ENVIRONMENT

Drones Mobilized To Battle Ravens Eating Baby Tortoises In California Desert

The machines are coating bird eggs with oil so they won't hatch to feast on dwindling desert tortoise populations.

Scientists are turning to technology to give desert tortoises a fighting chance against the burgeoning and rapacious population of ravens in the Mojave Desert in California.

The raven population in the western Mojave has increased more than 700% in the last 25 years and threatens to wipe out desert tortoises if nothing is done. In some places, “where there used to be 10 ravens, there are now 15,000,” Allison Fedrick, tortoise outreach and animal care keeper at The Living Desert, said.

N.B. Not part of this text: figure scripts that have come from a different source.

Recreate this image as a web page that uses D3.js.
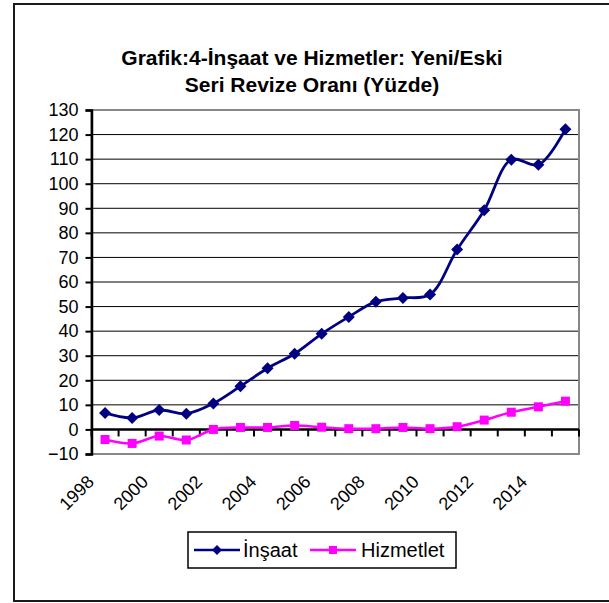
<!DOCTYPE html>
<html>
<head>
<meta charset="utf-8">
<script src="https://cdn.jsdelivr.net/npm/d3@7"></script>
<style>
  body { margin: 0; background: #fff; }
  svg { font-family: "Liberation Sans", Arial, sans-serif; }
</style>
</head>
<body>
<div id="chart"></div>
<script>
// data
const years = [1998, 1999, 2000, 2001, 2002, 2003, 2004, 2005, 2006, 2007, 2008, 2009, 2010, 2011, 2012, 2013, 2014, 2015]
const insaat = [6.7, 4.7, 7.9, 6.4, 10.6, 17.6, 24.9, 30.8, 38.9, 45.8, 52, 53.5, 54.9, 73.2, 89.2, 109.8, 107.7, 122.2]
const hizmetlet = [-4.1, -5.7, -2.7, -4.3, 0, 0.8, 0.8, 1.6, 0.9, 0.3, 0.3, 0.8, 0.3, 1.1, 3.8, 7.0, 9.2, 11.5]
const yTicks = [-10, 0, 10, 20, 30, 40, 50, 60, 70, 80, 90, 100, 110, 120, 130]
const xLabels = [1998, 2000, 2002, 2004, 2006, 2008, 2010, 2012, 2014]
const titleLines = ["Grafik:4-İnşaat ve Hizmetler: Yeni/Eski", "Seri Revize Oranı (Yüzde)"]
const seriesNames = ["İnşaat", "Hizmetlet"]

const W = 609, H = 603
const plot = {left: 91.5, right: 579, top: 110, bottom: 454}

const svg = d3.select('#chart').append('svg')
    .attr('width', W)
    .attr('height', H)

// outer frame (right side runs off the picture)
svg.append('rect')
    .attr('x', 14).attr('y', 4)
    .attr('width', 610).attr('height', 597)
    .attr('fill', 'none')
    .attr('stroke', '#1a1a1a')
    .attr('stroke-width', 2)

// title
svg.append('g').selectAll('text')
    .data(titleLines)
    .enter().append('text')
    .attr('x', 312)
    .attr('y', (d, i) => 65 + i * 27)
    .attr('text-anchor', 'middle')
    .style('font-size', '21px')
    .style('font-weight', 'bold')
    .text(d => d)

var x = d3.scaleBand()
    .domain(years)
    .range([plot.left, plot.right])
var y = d3.scaleLinear()
    .domain([-10, 130])
    .range([plot.bottom, plot.top])
var cx = d => x(d) + x.bandwidth() / 2

// gridlines
svg.append('g').selectAll('line')
    .data(yTicks.filter(d => d > 0 && d < 130))
    .enter().append('line')
    .attr('x1', plot.left).attr('x2', plot.right)
    .attr('y1', d => y(d)).attr('y2', d => y(d))
    .attr('stroke', '#000')
    .attr('stroke-width', 1)

// plot area border (grey)
svg.append('rect')
    .attr('x', plot.left).attr('y', plot.top)
    .attr('width', plot.right - plot.left)
    .attr('height', plot.bottom - plot.top)
    .attr('fill', 'none')
    .attr('stroke', '#888')
    .attr('stroke-width', 2)

// y axis
var yAxis = svg.append('g')
    .attr('transform', 'translate(' + plot.left + ',0)')
    .call(d3.axisLeft(y).tickValues(yTicks).tickSize(6).tickPadding(7))
yAxis.select('.domain').attr('stroke', '#000').attr('stroke-width', 2.5)
yAxis.selectAll('.tick line').attr('stroke', '#000').attr('stroke-width', 2)
yAxis.selectAll('text').style('font-size', '18px').attr('fill', '#000')

// x axis at zero, ticks between categories
var xg = svg.append('g')
xg.append('line')
    .attr('x1', plot.left).attr('x2', plot.right)
    .attr('y1', y(0)).attr('y2', y(0))
    .attr('stroke', '#000').attr('stroke-width', 2.5)
xg.selectAll('line.tk')
    .data(years.concat(['end']))
    .enter().append('line')
    .attr('class', 'tk')
    .attr('x1', d => d === 'end' ? plot.right : x(d))
    .attr('x2', d => d === 'end' ? plot.right : x(d))
    .attr('y1', y(0)).attr('y2', y(0) + 7)
    .attr('stroke', '#000').attr('stroke-width', 2)

svg.append('g').selectAll('text')
    .data(xLabels)
    .enter().append('text')
    .attr('transform', d => 'translate(' + (cx(d) - 10) + ',483) rotate(-45)')
    .attr('text-anchor', 'end')
    .style('font-size', '18px')
    .text(d => d)

// series
var line = d3.line()
    .x((d, i) => cx(years[i]))
    .y(d => y(d))
    .curve(d3.curveCatmullRom.alpha(0.5))

var navy = '#000080', magenta = '#ff00ff'

svg.append('path')
    .datum(hizmetlet)
    .attr('d', line)
    .attr('fill', 'none')
    .attr('stroke', magenta)
    .attr('stroke-width', 2.5)
svg.append('g').selectAll('rect')
    .data(hizmetlet)
    .enter().append('rect')
    .attr('x', (d, i) => cx(years[i]) - 4.5)
    .attr('y', d => y(d) - 4.5)
    .attr('width', 9).attr('height', 9)
    .attr('fill', magenta)

svg.append('path')
    .datum(insaat)
    .attr('d', line)
    .attr('fill', 'none')
    .attr('stroke', navy)
    .attr('stroke-width', 2.8)
svg.append('g').selectAll('path')
    .data(insaat)
    .enter().append('path')
    .attr('d', 'M0,-6L6,0L0,6L-6,0Z')
    .attr('transform', (d, i) => 'translate(' + cx(years[i]) + ',' + y(d) + ')')
    .attr('fill', navy)

// legend
var lg = svg.append('g')
lg.append('rect')
    .attr('x', 188).attr('y', 532)
    .attr('width', 268).attr('height', 36)
    .attr('fill', '#fff')
    .attr('stroke', '#000')
    .attr('stroke-width', 1.5)
lg.append('line').attr('x1', 194).attr('x2', 240).attr('y1', 550).attr('y2', 550)
    .attr('stroke', navy).attr('stroke-width', 2.5)
lg.append('path').attr('d', 'M0,-5L5,0L0,5L-5,0Z')
    .attr('transform', 'translate(217,550)').attr('fill', navy)
lg.append('text').attr('x', 243).attr('y', 557).style('font-size', '20px').text(seriesNames[0])
lg.append('line').attr('x1', 310).attr('x2', 356).attr('y1', 550).attr('y2', 550)
    .attr('stroke', magenta).attr('stroke-width', 2.5)
lg.append('rect').attr('x', 329).attr('y', 546).attr('width', 8).attr('height', 8)
    .attr('fill', magenta)
lg.append('text').attr('x', 361).attr('y', 557).style('font-size', '20px').text(seriesNames[1])
</script>
</body>
</html>
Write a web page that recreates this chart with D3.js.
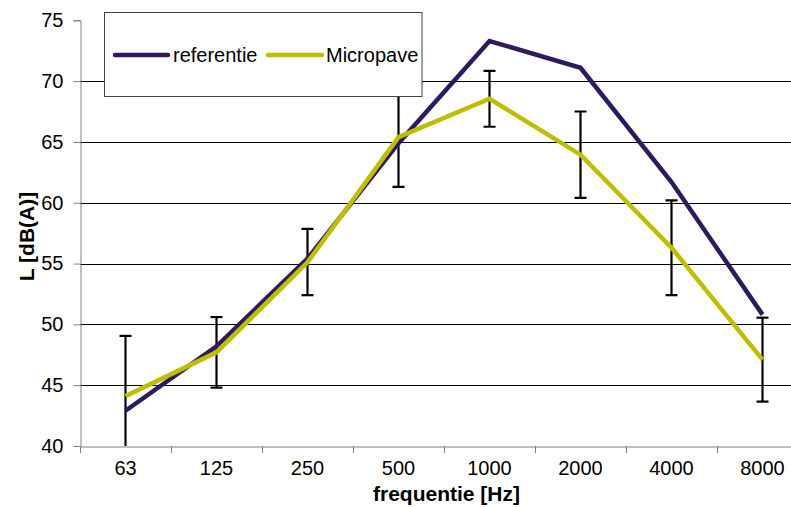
<!DOCTYPE html>
<html>
<head>
<meta charset="utf-8">
<script src="https://cdn.jsdelivr.net/npm/d3@7"></script>
<style>
  html, body { margin: 0; padding: 0; background: #fff; }
  svg { display: block; font-family: "Liberation Sans", Arial, sans-serif; }
</style>
</head>
<body>
<svg id="chart" width="791" height="507"></svg>
<script>
const categories = ["63", "125", "250", "500", "1000", "2000", "4000", "8000"];
const referentie = [42.9, 48.2, 55.4, 64.9, 73.3, 71.1, 61.7, 50.8];
const micropave  = [44.1, 47.7, 55.1, 65.4, 68.55, 63.95, 56.3, 47.1];
const errLow     = [39.15, 44.8, 52.4, 61.3, 66.25, 60.4, 52.4, 43.65];
const errHigh    = [49.05, 50.6, 57.85, 69.5, 70.85, 67.5, 60.2, 50.55];
const yTicks     = [40, 45, 50, 55, 60, 65, 70, 75];
const seriesNames = ["referentie", "Micropave"];

const colors = { referentie: "#2e1a5c", micropave: "#bebe00" };

const svg = d3.select("#chart");
const pL = 80, pR = 808, pT = 20.3, pB = 446;

const x = d3.scaleBand().domain(categories).range([pL, pR]).padding(0);
const y = d3.scaleLinear().domain([40, 75]).range([pB, pT]);

svg.append("defs").append("clipPath").attr("id", "plotclip")
  .append("rect").attr("x", pL).attr("y", pT).attr("width", pR - pL).attr("height", pB - pT);

// gridlines
svg.append("g").selectAll("line")
  .data(yTicks.filter(v => v > 40 && v < 75))
  .join("line")
  .attr("x1", pL).attr("x2", pR)
  .attr("y1", d => Math.round(y(d)) + 0.5).attr("y2", d => Math.round(y(d)) + 0.5)
  .attr("stroke", "#000").attr("stroke-width", 1);

// y axis
const yAxis = d3.axisLeft(y).tickValues(yTicks).tickSize(7).tickPadding(10).tickFormat(d3.format("d"));
const gy = svg.append("g").attr("transform", `translate(${pL + 0.5},0)`).call(yAxis);
gy.select(".domain").attr("stroke", "#808080");
gy.selectAll(".tick line").attr("stroke", "#808080");
gy.selectAll(".tick text").attr("font-size", 20).attr("fill", "#000")
  .attr("font-family", "Liberation Sans, Arial, sans-serif");

// x axis
const xAxis = d3.axisBottom(x).tickSize(0).tickPadding(14);
const gx = svg.append("g").attr("transform", `translate(0,${pB + 0.5})`).call(xAxis);
gx.select(".domain").attr("stroke", "#808080");
gx.selectAll(".tick text").attr("font-size", 20).attr("fill", "#000")
  .attr("font-family", "Liberation Sans, Arial, sans-serif");
// category boundary ticks
svg.append("g").selectAll("line")
  .data(categories.concat(["__end"]))
  .join("line")
  .attr("x1", (d, i) => Math.round(pL + i * x.step()) + 0.5)
  .attr("x2", (d, i) => Math.round(pL + i * x.step()) + 0.5)
  .attr("y1", pB).attr("y2", pB + 7)
  .attr("stroke", "#808080");

// error bars (Micropave)
const eb = svg.append("g").attr("clip-path", "url(#plotclip)");
const cx = d => x(d) + x.bandwidth() / 2;
categories.forEach((c, i) => {
  const xc = cx(c);
  eb.append("line").attr("x1", xc).attr("x2", xc)
    .attr("y1", y(errLow[i])).attr("y2", y(errHigh[i]))
    .attr("stroke", "#000").attr("stroke-width", 2.2);
  [errLow[i], errHigh[i]].forEach(v => {
    eb.append("line").attr("x1", xc - 6).attr("x2", xc + 6)
      .attr("y1", y(v)).attr("y2", y(v))
      .attr("stroke", "#000").attr("stroke-width", 2.2);
  });
});

// lines
const line = d3.line().x((d, i) => cx(categories[i])).y(d => y(d));
svg.append("path").datum(referentie).attr("d", line)
  .attr("fill", "none").attr("stroke", colors.referentie).attr("stroke-width", 4.5)
  .attr("stroke-linejoin", "miter");
svg.append("path").datum(micropave).attr("d", line)
  .attr("fill", "none").attr("stroke", colors.micropave).attr("stroke-width", 4.5)
  .attr("stroke-linejoin", "miter");

// legend
const lg = svg.append("g");
lg.append("rect").attr("x", 104.5).attr("y", 12.5).attr("width", 317.5).attr("height", 84)
  .attr("fill", "#fff").attr("stroke", "#404040").attr("stroke-width", 1);
const legendItems = [
  { name: seriesNames[0], color: colors.referentie, x1: 115, x2: 168, tx: 173 },
  { name: seriesNames[1], color: colors.micropave, x1: 268, x2: 322, tx: 326 }
];
legendItems.forEach(it => {
  lg.append("line").attr("x1", it.x1).attr("x2", it.x2).attr("y1", 55).attr("y2", 55)
    .attr("stroke", it.color).attr("stroke-width", 4.5).attr("stroke-linecap", "round");
  lg.append("text").attr("x", it.tx).attr("y", 62).attr("font-size", 20).attr("fill", "#000")
    .text(it.name);
});

// axis titles
svg.append("text").attr("x", 446.5).attr("y", 501).attr("text-anchor", "middle")
  .attr("font-size", 21).attr("font-weight", "bold").text("frequentie [Hz]");
svg.append("text").attr("transform", "translate(33.5,236.5) rotate(-90)")
  .attr("text-anchor", "middle").attr("font-size", 21).attr("font-weight", "bold").text("L [dB(A)]");
</script>
</body>
</html>
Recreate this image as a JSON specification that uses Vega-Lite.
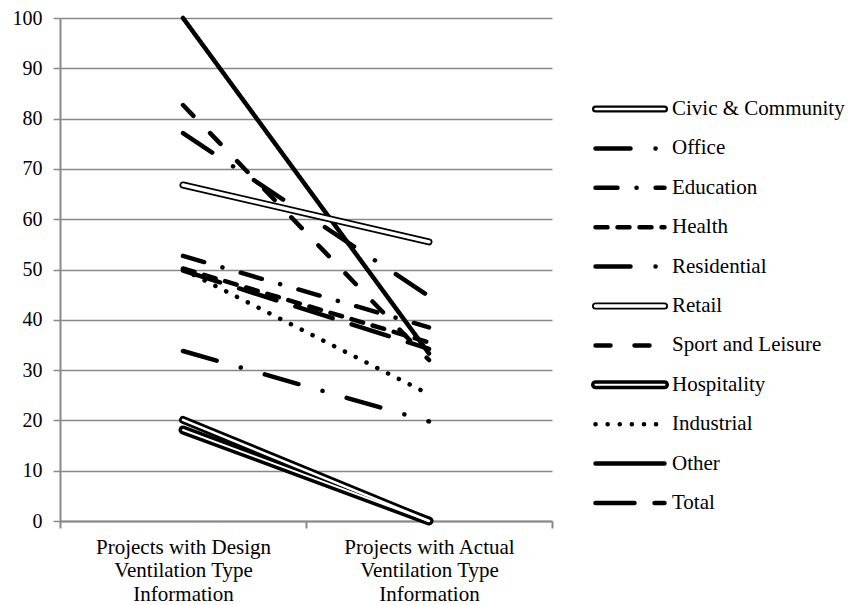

In contrast, the number of desert tortoises in the western Mojave has plummeted by more than 90% since 1990. Although the turtles are also hit by cars, wiped out by development and energy operations and felled by disease, ravens were a critical factor. The birds are capable of pecking holes in the shells of tortoises up to 10 years old. One study found the carcasses of 250 juvenile tortoises beneath a single Mojave raven nest over a four-year period.

In response, scientists are experimenting with drones to coat raven eggs with oil so they won’t hatch, The Los Angeles Times reported. Remote egg oiling is primarily used for hard to reach spots, like nests 20 feet high in a tree or 40 feet up a cliff face.

Research biologist Mercy Vaughn and self-described “life-long tortoise biologist” Tim Shields are spearheading the drone project in coordination with the U.S. Fish and Wildlife Service. Over the past two months, their team has oiled 525 raven eggs in 116 nests on public land that is considered critical habitat for desert tortoises.

Shields is also experimenting with other technological strategies in a bid to save the animals he describes on his Hardshell Labs company website as “quiet,” “careful” and “iconic.” One option, known as “techno-tortoises,” emit non-toxic irritants when pecked or bitten as a form of “aversive training” for tortoise-eating birds. Mini remote-control “rovers” also scare away birds and track the tortoises.

Shields said that after decades of studying the tortoises, these creatures’ deaths had profoundly affected him. 

“If they were completely wiped out, I would be crushed. It would be hard to take,” he told The Guardian. “It’s already been very hard to take.”